Exercise task:
Extract every line that contains the string "this".

Stored dataset items:
□ □ □ □ □

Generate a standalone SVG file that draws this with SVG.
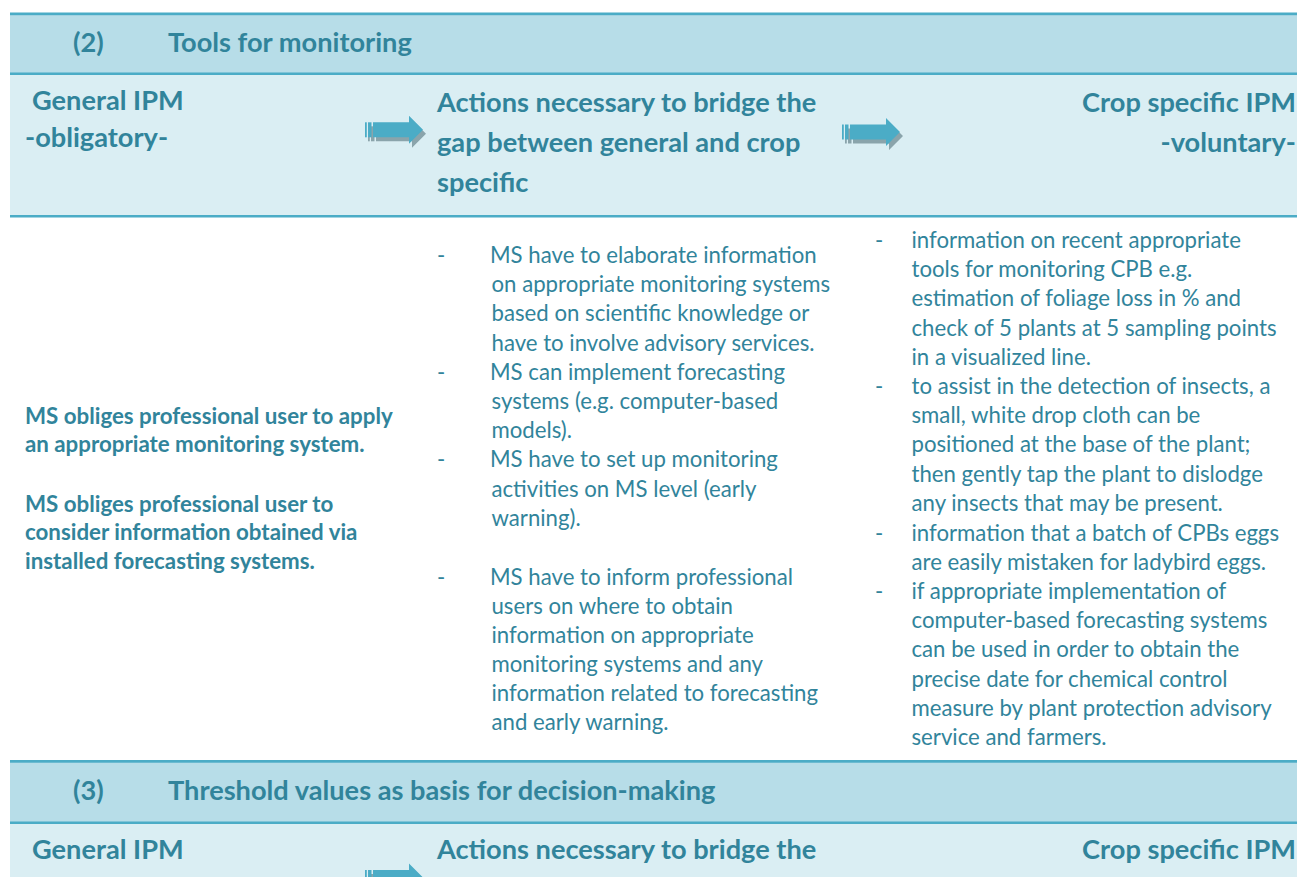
<svg xmlns="http://www.w3.org/2000/svg" width="1297" height="877" viewBox="0 0 1297 877">
<style>
.hb{fill:#b7dde8}
.lb{fill:#daeef3}
.ln{fill:#4bacc6}
text{font-family:Lato,"Open Sans","Liberation Sans",sans-serif;fill:#31849b}
.h{font-size:27.2px;font-weight:bold}
.b{font-size:22.2px}
.lbd{font-size:22.3px;font-weight:bold}
</style>
<defs>
<g id="arw">
<g transform="translate(3,4)" fill="#8aa4ab">
<rect x="0" y="0" width="1.8" height="15"/>
<rect x="3" y="0" width="3.5" height="15"/>
<path d="M8,0 H44 V-6.5 L58,7.5 L44,21.5 V15 H8 Z"/>
</g>
<g fill="#4bacc6">
<rect x="0" y="0" width="1.8" height="15"/>
<rect x="3" y="0" width="3.5" height="15"/>
<path d="M8,0 H44 V-6.5 L58,7.5 L44,21.5 V15 H8 Z"/>
</g>
</g>
</defs>
<rect width="1297" height="877" fill="#ffffff"/>
<g id="bands">
<rect class="hb" x="10" y="13" width="1287" height="60"/>
<rect class="lb" x="10" y="74" width="1287" height="142"/>
<rect class="ln" x="10" y="12.5" width="1287" height="2.7"/>
<rect class="ln" x="10" y="72.5" width="1287" height="2.5"/>
<rect class="ln" x="10" y="215" width="1287" height="2.5"/>
<rect class="hb" x="10" y="761" width="1287" height="62"/>
<rect class="lb" x="10" y="823" width="1287" height="54"/>
<rect class="ln" x="10" y="760" width="1287" height="2.7"/>
<rect class="ln" x="10" y="821.5" width="1287" height="2.5"/>
</g>
<g id="section2-title">
<text class="h" x="73" y="52">(2)</text>
<text class="h" x="168" y="52">Tools for monitoring</text>
</g>
<g id="general-ipm-2">
<text class="h" x="32" y="110">General IPM</text>
<text class="h" x="25" y="147">-obligatory-</text>
</g>
<g id="actions-2">
<text class="h" x="437" y="111.5">Actions necessary to bridge the</text>
<text class="h" x="437" y="151.5">gap between general and crop</text>
<text class="h" x="437" y="191.5">specific</text>
</g>
<g id="crop-ipm-2">
<text class="h" x="1296" y="111.5" text-anchor="end">Crop specific IPM</text>
<text class="h" x="1296" y="151.5" text-anchor="end">-voluntary-</text>
</g>
<g id="general-body">
<text class="lbd" x="25" y="423.5">MS obliges professional user to apply</text>
<text class="lbd" x="25" y="452">an appropriate monitoring system.</text>
<text class="lbd" x="25" y="511.5">MS obliges professional user to</text>
<text class="lbd" x="25" y="540">consider information obtained via</text>
<text class="lbd" x="25" y="568.5">installed forecasting systems.</text>
</g>
<g id="actions-body">
<text class="b" x="437" y="263">-</text>
<text class="b" x="490" y="263">MS have to elaborate information</text>
<text class="b" x="491.5" y="292.2">on appropriate monitoring systems</text>
<text class="b" x="491.5" y="321.4">based on scientific knowledge or</text>
<text class="b" x="491.5" y="350.6">have to involve advisory services.</text>
<text class="b" x="437" y="379.8">-</text>
<text class="b" x="490" y="379.8">MS can implement forecasting</text>
<text class="b" x="491.5" y="409">systems (e.g. computer-based</text>
<text class="b" x="491.5" y="438.2">models).</text>
<text class="b" x="437" y="467.4">-</text>
<text class="b" x="490" y="467.4">MS have to set up monitoring</text>
<text class="b" x="491.5" y="496.6">activities on MS level (early</text>
<text class="b" x="491.5" y="525.8">warning).</text>
<text class="b" x="437" y="584.5">-</text>
<text class="b" x="490" y="584.5">MS have to inform professional</text>
<text class="b" x="491.5" y="613.5">users on where to obtain</text>
<text class="b" x="491.5" y="642.7">information on appropriate</text>
<text class="b" x="491.5" y="671.9">monitoring systems and any</text>
<text class="b" x="491.5" y="701">information related to forecasting</text>
<text class="b" x="491.5" y="730">and early warning.</text>
</g>
<g id="crop-body">
<text class="b" x="875" y="248">-</text>
<text class="b" x="911.5" y="248">information on recent appropriate</text>
<text class="b" x="911.5" y="277.2">tools for monitoring CPB e.g.</text>
<text class="b" x="911.5" y="306.4">estimation of foliage loss in % and</text>
<text class="b" x="911.5" y="335.6">check of 5 plants at 5 sampling points</text>
<text class="b" x="911.5" y="364.8">in a visualized line.</text>
<text class="b" x="875" y="394">-</text>
<text class="b" x="911.5" y="394">to assist in the detection of insects, a</text>
<text class="b" x="911.5" y="423.2">small, white drop cloth can be</text>
<text class="b" x="911.5" y="452.4">positioned at the base of the plant;</text>
<text class="b" x="911.5" y="481.6">then gently tap the plant to dislodge</text>
<text class="b" x="911.5" y="510.8">any insects that may be present.</text>
<text class="b" x="875" y="540.5">-</text>
<text class="b" x="911.5" y="540.5">information that a batch of CPBs eggs</text>
<text class="b" x="911.5" y="569.7">are easily mistaken for ladybird eggs.</text>
<text class="b" x="875" y="599">-</text>
<text class="b" x="911.5" y="599">if appropriate implementation of</text>
<text class="b" x="911.5" y="628.2">computer-based forecasting systems</text>
<text class="b" x="911.5" y="657.4">can be used in order to obtain the</text>
<text class="b" x="911.5" y="686.6">precise date for chemical control</text>
<text class="b" x="911.5" y="715.8">measure by plant protection advisory</text>
<text class="b" x="911.5" y="745">service and farmers.</text>
</g>
<g id="section3-title">
<text class="h" x="73" y="799.5">(3)</text>
<text class="h" x="168" y="799.5">Threshold values as basis for decision-making</text>
</g>
<g id="general-ipm-3">
<text class="h" x="32" y="858.5">General IPM</text>
</g>
<g id="actions-3">
<text class="h" x="437" y="858.5">Actions necessary to bridge the</text>
</g>
<g id="crop-ipm-3">
<text class="h" x="1296" y="858.5" text-anchor="end">Crop specific IPM</text>
</g>
<g id="connectors">
<use href="#arw" transform="translate(365,122.3)"/>
<use href="#arw" transform="translate(842,124.5)"/>
<use href="#arw" transform="translate(365,870)"/>
</g>
</svg>
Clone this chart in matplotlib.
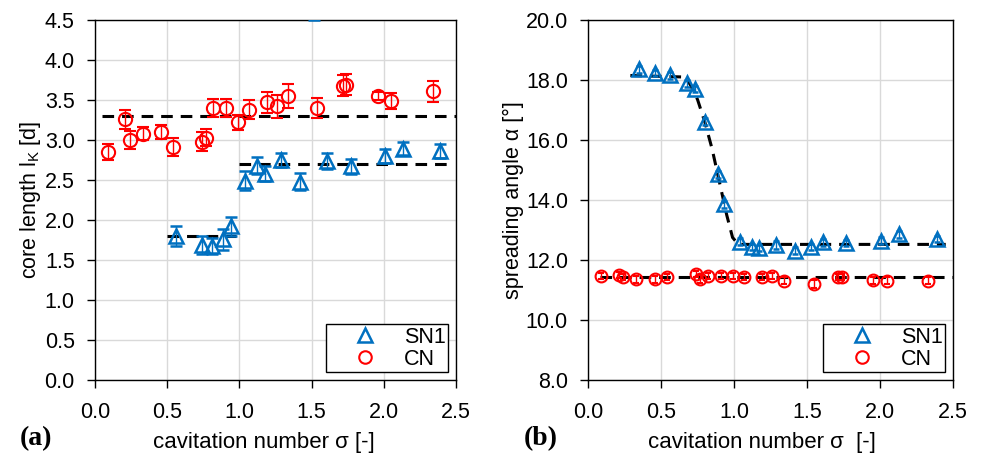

□ □ □ □ □

Full answer:
Generate a standalone SVG file that draws this with SVG.
Clone this chart in matplotlib.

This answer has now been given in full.